Aim >> Transcribe every line exactly and omit anything that is a picture.

Provided entries >>

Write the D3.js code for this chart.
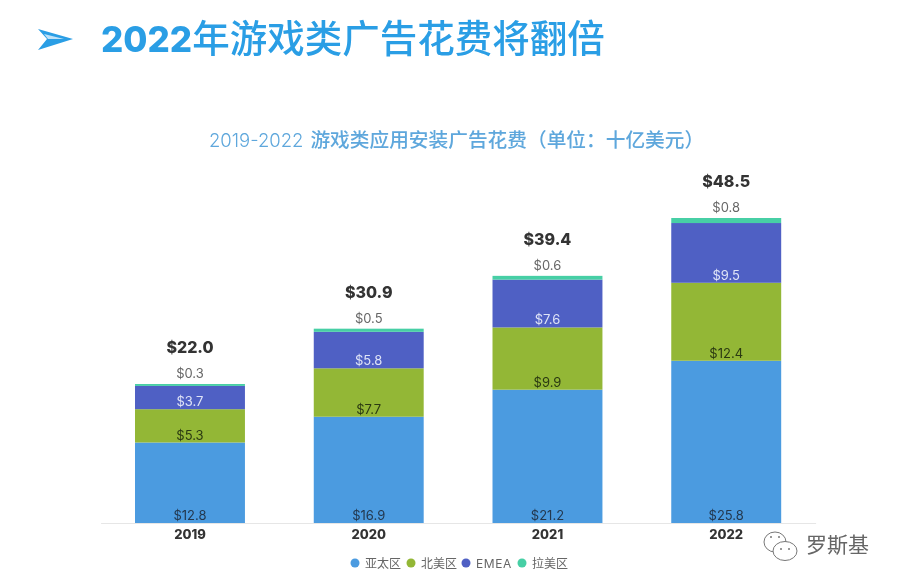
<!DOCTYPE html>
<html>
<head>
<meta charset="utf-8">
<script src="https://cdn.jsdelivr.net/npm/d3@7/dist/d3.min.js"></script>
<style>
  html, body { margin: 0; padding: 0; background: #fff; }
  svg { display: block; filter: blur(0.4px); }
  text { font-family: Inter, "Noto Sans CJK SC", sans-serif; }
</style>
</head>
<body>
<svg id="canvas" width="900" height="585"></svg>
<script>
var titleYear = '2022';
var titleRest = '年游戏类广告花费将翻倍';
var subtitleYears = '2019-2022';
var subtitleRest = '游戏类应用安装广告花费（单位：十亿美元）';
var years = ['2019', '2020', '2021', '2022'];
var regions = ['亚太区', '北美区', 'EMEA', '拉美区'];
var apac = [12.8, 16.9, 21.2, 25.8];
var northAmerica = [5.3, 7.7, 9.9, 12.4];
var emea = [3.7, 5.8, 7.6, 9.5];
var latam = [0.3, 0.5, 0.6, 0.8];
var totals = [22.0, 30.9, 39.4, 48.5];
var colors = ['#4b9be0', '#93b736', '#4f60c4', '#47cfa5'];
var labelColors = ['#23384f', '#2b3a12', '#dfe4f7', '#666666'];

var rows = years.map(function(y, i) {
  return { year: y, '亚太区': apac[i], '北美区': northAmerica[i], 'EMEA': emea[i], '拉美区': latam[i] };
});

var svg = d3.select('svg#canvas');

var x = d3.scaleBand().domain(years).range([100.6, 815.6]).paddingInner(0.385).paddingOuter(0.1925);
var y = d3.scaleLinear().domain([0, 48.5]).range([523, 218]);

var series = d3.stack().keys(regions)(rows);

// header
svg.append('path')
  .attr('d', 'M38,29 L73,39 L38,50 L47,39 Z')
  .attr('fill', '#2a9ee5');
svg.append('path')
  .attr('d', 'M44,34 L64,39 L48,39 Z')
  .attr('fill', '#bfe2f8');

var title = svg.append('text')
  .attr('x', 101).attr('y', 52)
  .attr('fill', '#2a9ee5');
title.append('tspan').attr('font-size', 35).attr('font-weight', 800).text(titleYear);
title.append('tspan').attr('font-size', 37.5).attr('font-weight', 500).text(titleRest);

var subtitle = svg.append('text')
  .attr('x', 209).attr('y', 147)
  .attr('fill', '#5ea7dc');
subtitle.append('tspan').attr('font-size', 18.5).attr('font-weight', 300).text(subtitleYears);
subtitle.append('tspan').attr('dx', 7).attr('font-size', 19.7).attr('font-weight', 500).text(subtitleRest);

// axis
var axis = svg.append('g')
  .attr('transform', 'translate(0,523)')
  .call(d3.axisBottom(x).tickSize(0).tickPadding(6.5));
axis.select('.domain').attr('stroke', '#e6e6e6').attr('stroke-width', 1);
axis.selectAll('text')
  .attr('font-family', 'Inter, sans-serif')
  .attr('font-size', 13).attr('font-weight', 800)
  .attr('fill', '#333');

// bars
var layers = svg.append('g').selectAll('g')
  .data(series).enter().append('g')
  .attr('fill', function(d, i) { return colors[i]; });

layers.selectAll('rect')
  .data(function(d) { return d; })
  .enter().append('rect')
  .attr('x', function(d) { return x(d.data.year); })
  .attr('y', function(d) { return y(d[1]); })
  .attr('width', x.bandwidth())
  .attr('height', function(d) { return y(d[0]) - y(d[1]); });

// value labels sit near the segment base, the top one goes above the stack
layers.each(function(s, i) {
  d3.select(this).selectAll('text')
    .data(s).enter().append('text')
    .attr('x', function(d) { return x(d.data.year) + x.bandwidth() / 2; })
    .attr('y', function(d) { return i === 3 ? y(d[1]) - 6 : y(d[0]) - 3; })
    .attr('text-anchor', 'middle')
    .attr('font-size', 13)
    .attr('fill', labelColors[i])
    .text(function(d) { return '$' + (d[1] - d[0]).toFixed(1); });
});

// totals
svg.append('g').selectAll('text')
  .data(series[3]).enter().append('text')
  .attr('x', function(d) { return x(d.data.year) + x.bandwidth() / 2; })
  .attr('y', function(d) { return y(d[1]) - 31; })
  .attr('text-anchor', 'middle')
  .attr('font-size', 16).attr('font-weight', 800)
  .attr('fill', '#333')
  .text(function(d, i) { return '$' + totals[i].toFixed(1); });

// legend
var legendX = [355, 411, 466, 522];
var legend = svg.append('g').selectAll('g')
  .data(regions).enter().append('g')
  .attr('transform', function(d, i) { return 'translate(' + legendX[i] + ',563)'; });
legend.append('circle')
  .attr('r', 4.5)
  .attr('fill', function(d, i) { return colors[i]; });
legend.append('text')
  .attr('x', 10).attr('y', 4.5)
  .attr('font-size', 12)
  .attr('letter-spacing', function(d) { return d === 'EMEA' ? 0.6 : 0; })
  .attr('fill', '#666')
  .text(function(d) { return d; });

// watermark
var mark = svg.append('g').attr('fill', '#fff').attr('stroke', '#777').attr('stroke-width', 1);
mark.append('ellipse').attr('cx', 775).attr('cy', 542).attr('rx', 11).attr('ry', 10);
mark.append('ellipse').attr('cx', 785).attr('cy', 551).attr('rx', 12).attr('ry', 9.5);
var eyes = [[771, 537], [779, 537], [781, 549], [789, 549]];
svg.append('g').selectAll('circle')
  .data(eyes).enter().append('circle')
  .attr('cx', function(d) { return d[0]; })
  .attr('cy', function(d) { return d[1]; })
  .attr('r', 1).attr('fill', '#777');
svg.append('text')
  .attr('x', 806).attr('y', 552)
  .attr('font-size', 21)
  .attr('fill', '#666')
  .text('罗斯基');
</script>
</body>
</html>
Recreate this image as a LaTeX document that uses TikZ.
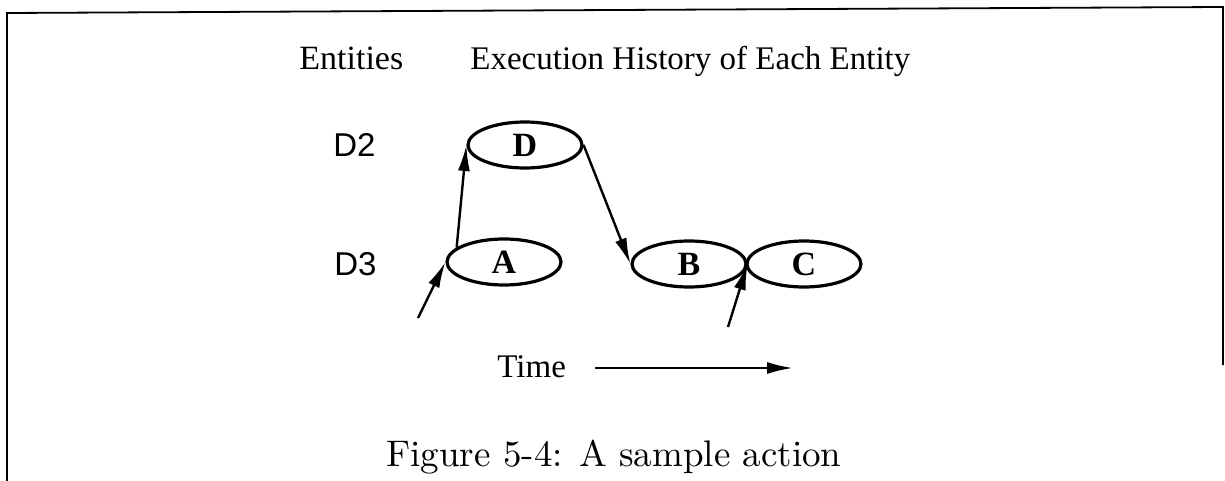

Answer below >>
Write the D3.js code for this chart.
<!DOCTYPE html>
<html>
<head>
<meta charset="utf-8">
<script src="https://cdn.jsdelivr.net/npm/d3@7/dist/d3.min.js"></script>
<style>
  html, body { margin: 0; padding: 0; background: #fff; }
  svg { display: block; filter: blur(0.4px); }
  text { font-family: Inter, "Noto Sans CJK SC", sans-serif; }
</style>
</head>
<body>
<svg id="canvas" width="900" height="585"></svg>
<script>
var titleYear = '2022';
var titleRest = '年游戏类广告花费将翻倍';
var subtitleYears = '2019-2022';
var subtitleRest = '游戏类应用安装广告花费（单位：十亿美元）';
var years = ['2019', '2020', '2021', '2022'];
var regions = ['亚太区', '北美区', 'EMEA', '拉美区'];
var apac = [12.8, 16.9, 21.2, 25.8];
var northAmerica = [5.3, 7.7, 9.9, 12.4];
var emea = [3.7, 5.8, 7.6, 9.5];
var latam = [0.3, 0.5, 0.6, 0.8];
var totals = [22.0, 30.9, 39.4, 48.5];
var colors = ['#4b9be0', '#93b736', '#4f60c4', '#47cfa5'];
var labelColors = ['#23384f', '#2b3a12', '#dfe4f7', '#666666'];

var rows = years.map(function(y, i) {
  return { year: y, '亚太区': apac[i], '北美区': northAmerica[i], 'EMEA': emea[i], '拉美区': latam[i] };
});

var svg = d3.select('svg#canvas');

var x = d3.scaleBand().domain(years).range([100.6, 815.6]).paddingInner(0.385).paddingOuter(0.1925);
var y = d3.scaleLinear().domain([0, 48.5]).range([523, 218]);

var series = d3.stack().keys(regions)(rows);

// header
svg.append('path')
  .attr('d', 'M38,29 L73,39 L38,50 L47,39 Z')
  .attr('fill', '#2a9ee5');
svg.append('path')
  .attr('d', 'M44,34 L64,39 L48,39 Z')
  .attr('fill', '#bfe2f8');

var title = svg.append('text')
  .attr('x', 101).attr('y', 52)
  .attr('fill', '#2a9ee5');
title.append('tspan').attr('font-size', 35).attr('font-weight', 800).text(titleYear);
title.append('tspan').attr('font-size', 37.5).attr('font-weight', 500).text(titleRest);

var subtitle = svg.append('text')
  .attr('x', 209).attr('y', 147)
  .attr('fill', '#5ea7dc');
subtitle.append('tspan').attr('font-size', 18.5).attr('font-weight', 300).text(subtitleYears);
subtitle.append('tspan').attr('dx', 7).attr('font-size', 19.7).attr('font-weight', 500).text(subtitleRest);

// axis
var axis = svg.append('g')
  .attr('transform', 'translate(0,523)')
  .call(d3.axisBottom(x).tickSize(0).tickPadding(6.5));
axis.select('.domain').attr('stroke', '#e6e6e6').attr('stroke-width', 1);
axis.selectAll('text')
  .attr('font-family', 'Inter, sans-serif')
  .attr('font-size', 13).attr('font-weight', 800)
  .attr('fill', '#333');

// bars
var layers = svg.append('g').selectAll('g')
  .data(series).enter().append('g')
  .attr('fill', function(d, i) { return colors[i]; });

layers.selectAll('rect')
  .data(function(d) { return d; })
  .enter().append('rect')
  .attr('x', function(d) { return x(d.data.year); })
  .attr('y', function(d) { return y(d[1]); })
  .attr('width', x.bandwidth())
  .attr('height', function(d) { return y(d[0]) - y(d[1]); });

// value labels sit near the segment base, the top one goes above the stack
layers.each(function(s, i) {
  d3.select(this).selectAll('text')
    .data(s).enter().append('text')
    .attr('x', function(d) { return x(d.data.year) + x.bandwidth() / 2; })
    .attr('y', function(d) { return i === 3 ? y(d[1]) - 6 : y(d[0]) - 3; })
    .attr('text-anchor', 'middle')
    .attr('font-size', 13)
    .attr('fill', labelColors[i])
    .text(function(d) { return '$' + (d[1] - d[0]).toFixed(1); });
});

// totals
svg.append('g').selectAll('text')
  .data(series[3]).enter().append('text')
  .attr('x', function(d) { return x(d.data.year) + x.bandwidth() / 2; })
  .attr('y', function(d) { return y(d[1]) - 31; })
  .attr('text-anchor', 'middle')
  .attr('font-size', 16).attr('font-weight', 800)
  .attr('fill', '#333')
  .text(function(d, i) { return '$' + totals[i].toFixed(1); });

// legend
var legendX = [355, 411, 466, 522];
var legend = svg.append('g').selectAll('g')
  .data(regions).enter().append('g')
  .attr('transform', function(d, i) { return 'translate(' + legendX[i] + ',563)'; });
legend.append('circle')
  .attr('r', 4.5)
  .attr('fill', function(d, i) { return colors[i]; });
legend.append('text')
  .attr('x', 10).attr('y', 4.5)
  .attr('font-size', 12)
  .attr('letter-spacing', function(d) { return d === 'EMEA' ? 0.6 : 0; })
  .attr('fill', '#666')
  .text(function(d) { return d; });

// watermark
var mark = svg.append('g').attr('fill', '#fff').attr('stroke', '#777').attr('stroke-width', 1);
mark.append('ellipse').attr('cx', 775).attr('cy', 542).attr('rx', 11).attr('ry', 10);
mark.append('ellipse').attr('cx', 785).attr('cy', 551).attr('rx', 12).attr('ry', 9.5);
var eyes = [[771, 537], [779, 537], [781, 549], [789, 549]];
svg.append('g').selectAll('circle')
  .data(eyes).enter().append('circle')
  .attr('cx', function(d) { return d[0]; })
  .attr('cy', function(d) { return d[1]; })
  .attr('r', 1).attr('fill', '#777');
svg.append('text')
  .attr('x', 806).attr('y', 552)
  .attr('font-size', 21)
  .attr('fill', '#666')
  .text('罗斯基');
</script>
</body>
</html>
Recreate this image as a LaTeX document that uses TikZ.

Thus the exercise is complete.